When you talk about localization, are you talking about shifting from grid to ground or are you shifting to an even more accurate "local system"? Speaking of grid to ground, how is that done with the LS?
Localization solves the best fit rotation, translation and scale from one coordinate system to another. It's useful for determining the geodetic relationship of a coordinate system when the geodetic relationship of a survey is unknown. For instance, a total station survey that was made under an assumed bearing relation (record call) and assumed coordinate basis (5000,5000). You can survey a few points from the 5000,5000 survey with the LS and use localization to determine how that 5000,5000 system connects to planet Earth. There are several moving parts to a localization and it isn't something I would recommend to a new user. Unfortunately, the allure of 5000,5000 is like a siren to many surveyors who may be intimidated by projections (like State Plane).
Regarding Grid to Ground, there are many opinions on how to resolve this issue. For most surveyors, we can't consider grid inverses equivalent to ground distances. The scale distortion is too great. The most common remedies are to
- scale measured distances from a total station (or record call) to grid
- scale the grid system to an estimated ground system (modified State Plane)
- create new coordinate system that has lower scale distortion - so called LDP
Each has its merits. The first (scaling distances to Grid) is the proper technical way to work in State Plane. The coordinates developed from this are true State Plane, much simpler to provide metadata. The downside is that a simple inverse of grid coordinates reflects a measurement along an imaginary surface rather than at the surface of the Earth. The difference between the grid and the ground is reflected in the Combined Factor. This leaves surveyors with some decisions when it comes time to draw up the plat of the property. Do you simply annotate the distance as the grid distance or do you scale the grid annotations to surface?

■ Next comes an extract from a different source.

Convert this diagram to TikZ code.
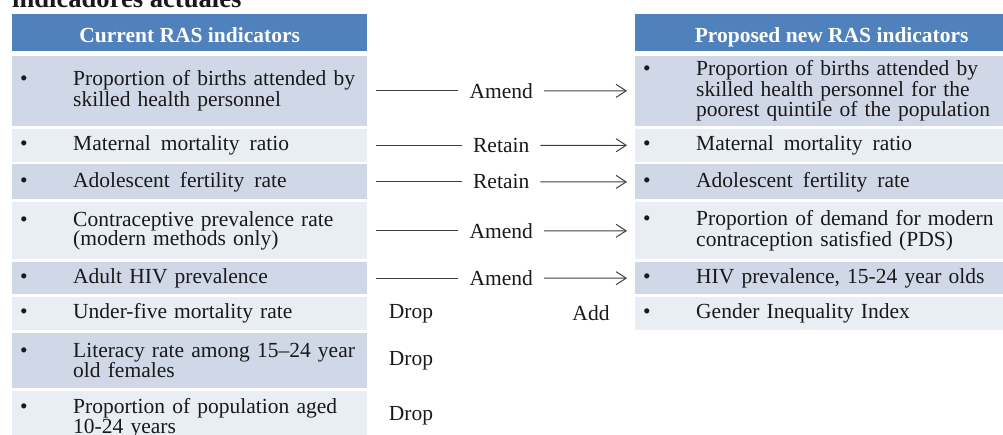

The scaled system removes the need for scaling individual measurements by scaling the entire system one time. The advantage is that inverses are near ground surface measurements. The downside is that it isn't really State Plane Coordinates anymore. If you scale from 0,0, then the coordinates can be a few hundred feet from truth. If you scale from some point on the project site, the coordinates are much closer to State Plane, but you now have more details to include in the metadata.
The LDP is my personal favorite. Users create a coordinate system similar to State Plane but create it such that the projection surface is near to the Earth surface, thus grid inverses are near Earth surface. In many places this can be done for county wide or larger areas. Bearings are much closer to true North, typically, as the distance to the central meridian is typically shorter for LDP users than for SPC users. The downside is that additional metadata must accompany the coordinates.
Nate's method is a modification of the second option. He's scaling the SPC and then subtracting a value from the SPC to give the coordinates a different appearance. His bearings are State Plane Grid, but his coordinates are arbitrary. This is helpful because a user looking at his modified coordinates will not suppose them to be true State Plane.